Babe, this is not. During the 93-minute run time, nothing much happens and everything happens. The viewer is so intimately embedded with these animals, that you get the sense of watching life unfold in real time. It is shot tenderly without being cloying. The overall effect is mesmerizing. Should you still be hesitant about a wordless black and white movie about a pig, know that Paul Thomas Anderson called it “pure cinema,” while Gus Van Sant said it was “perfectly done and beautiful to see.”

Part of what makes Gunda so remarkable is the closeness to its subjects. Kossavosky and his crew spent weeks visiting the farm before Gunda gave birth to establish trust. They would arrive on set before the piglets woke up and leave after they went to sleep. The director recalled seeing a video that a crew member made of the piglets greeting him one day. “They came to me, like if I am a best friend or father,” he said. “They wanted to grab me, to hug me, to bite me, to kiss me. The encounter was beautiful.”

Gunda was nearly 30 years in the making. This is no big surprise: producers aren’t exactly clamoring to make quiet nature documentaries. Even when they are, farm animals are cast aside in favor of more exotic subjects.
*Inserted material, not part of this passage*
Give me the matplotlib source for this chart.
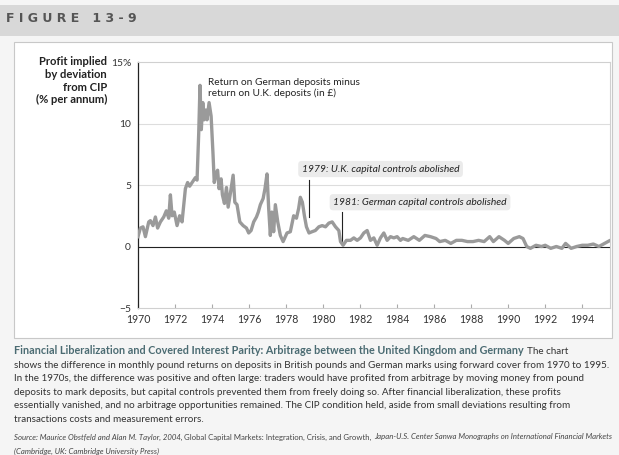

Sadly even rarer is the sight of pigs living their lives outside the confines of factory farms. Worldwide, 1.5 billion are killed for food every year. (Go ahead and add 50 billion chickens and 300 million cows to that, too.)

Kossakovsky does not aim to be sanctimonious, which is why he excluded any narration. He didn’t want to film in factory farm or slaughterhouse conditions, either, because that wouldn’t have allowed us to see the animals in their true natural states. But there’s obviously an implicit message he wants viewers to take away.

“Let me put it nicely. I’m fed up with humans,” he said to me. “Why are we so blind? I don’t understand. Everyone has a dog at home and everyone loves them and knows they respect us, love us, understand us. At the same time, we kill cows and chicken and pigs and don’t even think about it. But it’s the same. Same creatures, with feelings, emotions, with the right to be happy. I know I am fighting with the wall.”

There’s one scene in Gunda that hasn’t left my mind. It’s a rainy day on the farm and two of the piglets tentatively poke their heads out of the barn door. They tilt their heads up to the sky, snorting, and try to lap up the rain. There is undeniable joy at the discovery. It is astonishing, especially when you realize what it is: an opportunity, ever rare, to see an animal just be.